If you had sodium iodide mixed in with sodium chloride, that would reduce the average; that would reduce the percent chlorine by mass. It wouldn't increase it, so we already can rule out this character.

Let's look at the next candidate, potassium chloride. I'll write that right over here: potassium chloride. Its percent chlorine would be the molar mass of chlorine, 35.45, divided by the molar mass of the entire compound.

So that would be the molar mass of potassium, 39.10, plus the molar mass of chlorine, 35.45. We could try to calculate this, but even when you look at the numbers, you can see that the denominator here is bigger than what we had for sodium chloride. And we have the same numerator, so if the denominator is bigger, that means we're going to get a lower value than 61 percent.

This is less than 61 percent, and since this has a lower percent chlorine by mass, if it was mixed in, it would average down from 61; it wouldn't go up to 73 percent. So we can rule that one out as well.

Now let's look at this last candidate, and I'm feeling good about it because something got mixed in. Let's look at lithium. Lithium chloride, what is its percent chlorine by mass?

Well, it's going to be the molar mass of chlorine, 35.45, divided by the molar mass of the entire compound. I'll just write chlorine's molar mass, and I'm going to add that to the molar mass of lithium, which is actually quite low, 6.94 grams per mole.

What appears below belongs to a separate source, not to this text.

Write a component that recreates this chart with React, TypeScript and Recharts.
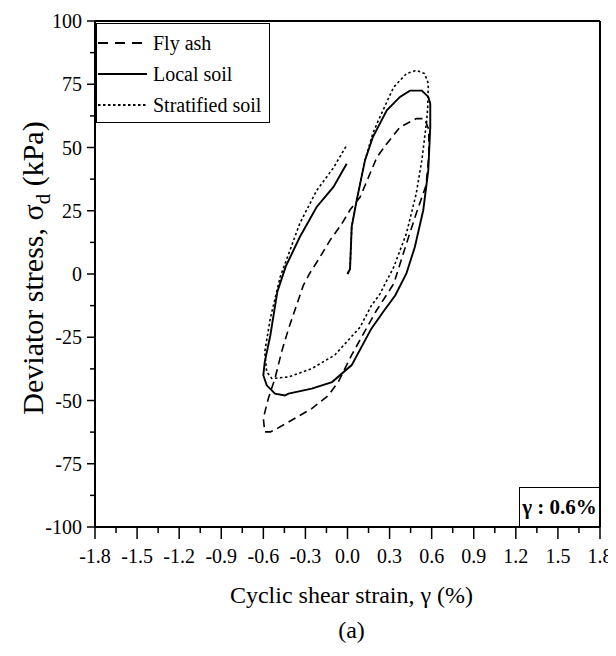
import React from 'react';
import { LineChart, Line, XAxis, YAxis, Legend, Label, ReferenceLine } from 'recharts';

const strainTicks = [-1.8, -1.5, -1.2, -0.9, -0.6, -0.3, 0, 0.3, 0.6, 0.9, 1.2, 1.5, 1.8];
const stressTicks = [-100, -75, -50, -25, 0, 25, 50, 75, 100];

const flyAshStrain = [-0.04, 0.02, 0.09, 0.21, 0.28, 0.374, 0.49, 0.55, 0.58, 0.58, 0.56, 0.49, 0.42, 0.33, 0.2, 0.1, 0.03, -0.066, -0.137, -0.255, -0.42, -0.5, -0.55, -0.59, -0.6, -0.565, -0.517, -0.47, -0.42, -0.315, -0.27, -0.196, -0.125, -0.04];
const flyAshStress = [19.9, 25.5, 30.4, 46.2, 51.5, 58, 61.4, 61.4, 57, 47, 35, 23.9, 12, -3.8, -15, -25, -32, -42.7, -48, -53.2, -58.5, -61, -62.4, -62.4, -57, -49.3, -41.3, -30.8, -21.6, -4.5, 0.2, 6.7, 13.3, 19.9];

const localSoilStrain = [0, 0.018, 0.03, 0.065, 0.125, 0.18, 0.28, 0.374, 0.445, 0.53, 0.576, 0.59, 0.59, 0.576, 0.54, 0.48, 0.42, 0.34, 0.26, 0.17, 0.03, -0.11, -0.255, -0.42, -0.446, -0.517, -0.576, -0.6, -0.59, -0.55, -0.5, -0.44, -0.34, -0.22, -0.1, -0.006];
const localSoilStress = [0, 2, 18.6, 29, 45, 54, 64.7, 70, 72.5, 72.5, 70, 67.3, 58, 41, 25.2, 10.7, 0.2, -8.5, -14.5, -21.6, -36, -42.7, -45.3, -47.3, -48, -47.3, -44, -40, -34.8, -24.2, -7, 3, 14.6, 26.5, 34.4, 43.6];

const stratifiedStrain = [0, 0.018, 0.03, 0.065, 0.125, 0.18, 0.21, 0.28, 0.33, 0.42, 0.49, 0.55, 0.576, 0.572, 0.565, 0.53, 0.49, 0.42, 0.33, 0.23, 0.17, 0.09, -0.09, -0.255, -0.42, -0.54, -0.576, -0.59, -0.55, -0.48, -0.34, -0.22, -0.1, -0.006];
const stratifiedStress = [0, 2, 18.6, 29, 45, 55.5, 59.4, 68, 73.9, 79.2, 80.5, 79.2, 75.3, 66, 60.8, 45, 31.8, 16, 2.8, -8, -12.5, -21, -32, -37.4, -40.7, -41.3, -38.7, -30.8, -17.5, -1.2, 20, 33, 42, 50.9];

const zip = (xs: number[], ys: number[]) => xs.map((x, i) => ({ x, y: ys[i] }));

const series = [
  { name: 'Fly ash', data: zip(flyAshStrain, flyAshStress), dash: '8 5', legendDash: '10 7', width: 1.6 },
  { name: 'Local soil', data: zip(localSoilStrain, localSoilStress), dash: undefined, legendDash: undefined, width: 1.9 },
  { name: 'Stratified soil', data: zip(stratifiedStrain, stratifiedStress), dash: '2.5 2.5', legendDash: '2.5 2.5', width: 1.6 },
];

const FONT = '"Liberation Serif", "Times New Roman", serif';

const minorStrain = strainTicks.slice(0, -1).map((t, i) => (t + strainTicks[i + 1]) / 2);
const allStrainTicks = [...strainTicks, ...minorStrain].sort((a, b) => a - b);
const minorStress = stressTicks.slice(0, -1).map((t, i) => (t + stressTicks[i + 1]) / 2);
const allStressTicks = [...stressTicks, ...minorStress].sort((a, b) => a - b);

const isMajor = (list: number[], v: number) => list.some((t) => Math.abs(t - v) < 1e-6);

const XTick = (props: any) => {
  const { x, y, payload } = props;
  const v = payload.value as number;
  const major = isMajor(strainTicks, v);
  return (
    <g>
      <line x1={x} x2={x} y1={y} y2={y + (major ? 12 : 6)} stroke="#000" strokeWidth={1.5} />
      {major && (
        <text x={x} y={y + 36} textAnchor="middle" fontSize={20} fontFamily={FONT} fill="#000">
          {Math.abs(v) < 1e-9 ? '0.0' : v.toFixed(1)}
        </text>
      )}
    </g>
  );
};

const YTick = (props: any) => {
  const { x, y, payload } = props;
  const v = payload.value as number;
  const major = isMajor(stressTicks, v);
  return (
    <g>
      <line x1={x} x2={x - (major ? 8 : 5)} y1={y} y2={y} stroke="#000" strokeWidth={1.5} />
      {major && (
        <text x={x - 13} y={y + 7} textAnchor="end" fontSize={20} fontFamily={FONT} fill="#000">
          {String(v)}
        </text>
      )}
    </g>
  );
};

const XTitle = (props: any) => {
  const vb = props.viewBox;
  const cx = vb.x + vb.width / 2 + 4;
  return (
    <g>
      <text x={cx} y={vb.y + 76} textAnchor="middle" fontSize={24} fontFamily={FONT} fill="#000">
        Cyclic shear strain, γ (%)
      </text>
      <text x={cx} y={vb.y + 111} textAnchor="middle" fontSize={24} fontFamily={FONT} fill="#000">
        (a)
      </text>
    </g>
  );
};

const YTitle = (props: any) => {
  const vb = props.viewBox;
  const cx = vb.x + 35;
  const cy = vb.y + vb.height / 2 - 6;
  return (
    <text
      x={cx}
      y={cy}
      transform={`rotate(-90, ${cx}, ${cy})`}
      textAnchor="middle"
      fontSize={30}
      fontFamily={FONT}
      fill="#000"
    >
      Deviator stress, σ<tspan dy={7} fontSize={21}>d</tspan>
      <tspan dy={-7}> (kPa)</tspan>
    </text>
  );
};

const LegendBox = () => (
  <div
    style={{
      width: 174,
      height: 100,
      boxSizing: 'border-box',
      border: '1.5px solid #000',
      background: '#fff',
      fontFamily: FONT,
      fontSize: 20,
      color: '#000',
      position: 'relative',
    }}
  >
    {series.map((s, i) => (
      <div key={s.name} style={{ position: 'absolute', left: 0, top: 7 + i * 31, height: 24, display: 'flex', alignItems: 'center' }}>
        <svg width={54} height={24} style={{ display: 'block' }}>
          <line x1={1} x2={50} y1={12} y2={12} stroke="#000" strokeWidth={s.width + 0.2} strokeDasharray={s.legendDash} />
        </svg>
        <span style={{ marginLeft: 2, lineHeight: '24px', whiteSpace: 'nowrap' }}>{s.name}</span>
      </div>
    ))}
  </div>
);

export default function App() {
  return (
    <div style={{ position: 'relative', width: 608, height: 648 }}>
      <LineChart width={608} height={648} margin={{ top: 13, right: 16, left: 0, bottom: 0 }}>
        <XAxis
          xAxisId="main"
          dataKey="x"
          type="number"
          domain={[-1.8, 1.8]}
          ticks={allStrainTicks}
          interval={0}
          tickSize={0}
          tickMargin={0}
          tickLine={false}
          tick={<XTick />}
          axisLine={{ stroke: '#000', strokeWidth: 2 }}
          height={129}
          allowDataOverflow
        >
          <Label content={(p: any) => <XTitle {...p} />} />
        </XAxis>
        <YAxis
          yAxisId="main"
          type="number"
          domain={[-100, 100]}
          ticks={allStressTicks}
          interval={0}
          tickSize={0}
          tickMargin={0}
          tickLine={false}
          tick={<YTick />}
          axisLine={{ stroke: '#000', strokeWidth: 2 }}
          width={87}
          allowDataOverflow
        >
          <Label content={(p: any) => <YTitle {...p} />} />
        </YAxis>
        <ReferenceLine xAxisId="main" yAxisId="main" y={100} stroke="#000" strokeWidth={2} ifOverflow="extendDomain" />
        <ReferenceLine xAxisId="main" yAxisId="main" x={1.8} stroke="#000" strokeWidth={2} ifOverflow="extendDomain" />
        {series.map((s) => (
          <Line
            key={s.name}
            xAxisId="main"
            yAxisId="main"
            name={s.name}
            data={s.data}
            dataKey="y"
            type="linear"
            stroke="#000"
            strokeWidth={s.width}
            strokeDasharray={s.dash}
            dot={false}
            activeDot={false}
            isAnimationActive={false}
          />
        ))}
        <Legend
          layout="horizontal"
          verticalAlign="middle"
          align="center"
          wrapperStyle={{ position: 'absolute', left: 88, top: 15, width: 174, height: 100 }}
          content={() => <LegendBox />}
        />
      </LineChart>
      <div
        style={{
          position: 'absolute',
          left: 511,
          top: 479,
          width: 81,
          height: 40,
          boxSizing: 'border-box',
          border: '1.5px solid #000',
          background: '#fff',
          fontFamily: FONT,
          fontWeight: 'bold',
          fontSize: 21,
          color: '#000',
          display: 'flex',
          alignItems: 'center',
          justifyContent: 'center',
          whiteSpace: 'nowrap',
        }}
      >
        γ : 0.6%
      </div>
    </div>
  );
}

Once again, when we compare to sodium chloride, we have the same numerator; we have the same numerator, but we clearly have a smaller denominator. This value is smaller than this value, and the other number is the same.

So this has a smaller denominator, which means that the whole value is going to be larger. This is going to be greater than 61. We take 35.45 divided by (6.94 + 35.45) is equal to... It's roughly 84 percent chlorine by mass.

So this thing is approximately 84 percent chlorine by mass. That does the trick! If you had some lithium chloride mixed in with your sodium chloride, it could increase, or it would increase the percent chlorine by mass above 61.

Actually, based on these values—based on the 61 percent, the 84, and the 73 percent—you could actually figure out what percent is your sample of sodium chloride and lithium chloride if you assume those are the only two things in it.